# considering second ereader which do you prefer and why sony or nook



## mistyd107 (May 22, 2009)

I'm considering a second ereader if the issues with amazon and publishers are not solved soon. For those that have one of the other readers which you prefer and why?


----------



## pidgeon92 (Oct 27, 2008)

I don't have a Sony, but do have a nook. I think there are three things to consider.

The nook touchscreen. It's very pretty, not the greatest interface. They have just added wi-fi internet access, a few games, and some other stuff I will never use. If you like the idea of a touchscreen, go nook.

You can buy B&N books for nook, but not for the Sony _at this time_ (I've read that support for the Sony readers is coming "soon"). However, you can buy books from the Sony store for nook.

Do you spend a lot of time at B&N? If so, sometimes you get coupons on nook for discounts (other than ebooks), and the occasional free cookie from the café. You can also read _selected ebooks_ for _up to one hour_ at the store. (Yes, that is as lame as it sounds.)


----------



## tomh64 (Apr 29, 2010)

We added a Kindle DX to our reader collection recently and it has displaced the previous favorite, a Sony Daily Edition. But the Sony still goes with me on outings because it is easier to carry.

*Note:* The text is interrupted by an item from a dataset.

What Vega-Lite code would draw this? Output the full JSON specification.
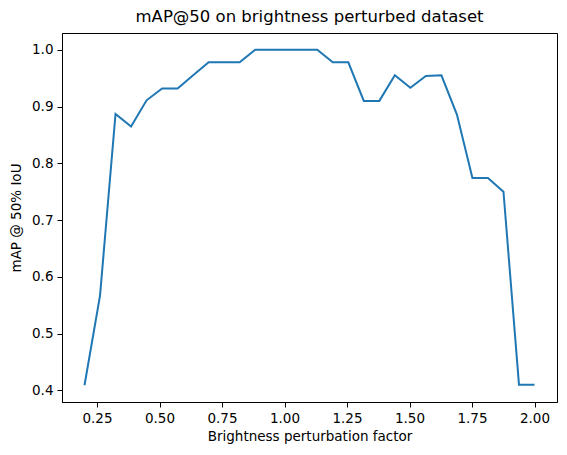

The Sony DE has a lot of strengths. It has the shape of a 6 inch reader, meaning it fits the hand pretty well, but it is a little longer than a 6 inch reader and you see more text at one time. Getting more text at one time is good when you are reading thoughtful non-fiction, not so important when relaxing with fiction. Sony lets you show your ebooks as collections on the reader. Once you get beyond a screenful of book entries, you will know how important this is. 

Sony did an excellent job of automatically setting us up with Adobe Digital Edition, which lets you read your ebooks on up to six authorized devices. Without their help I would have had a difficult time finding out how to do this. Sony charges more for their ebooks but we have the convenience of moving books to our nook, something that does not work going nook to Sony, so we put up with higher cost. But then we learned Amazon charges a lot less for their ebooks...

Downside on the Sony DE is the touch screen overlay. It reduces contrast and makes text harder to read. This is not terrible; reasonable light for reading is all it takes to see screen contents. But, at the end of the day when your eyes are tired and the last thing you want is bright light, the Kindle DX is our go-to reader.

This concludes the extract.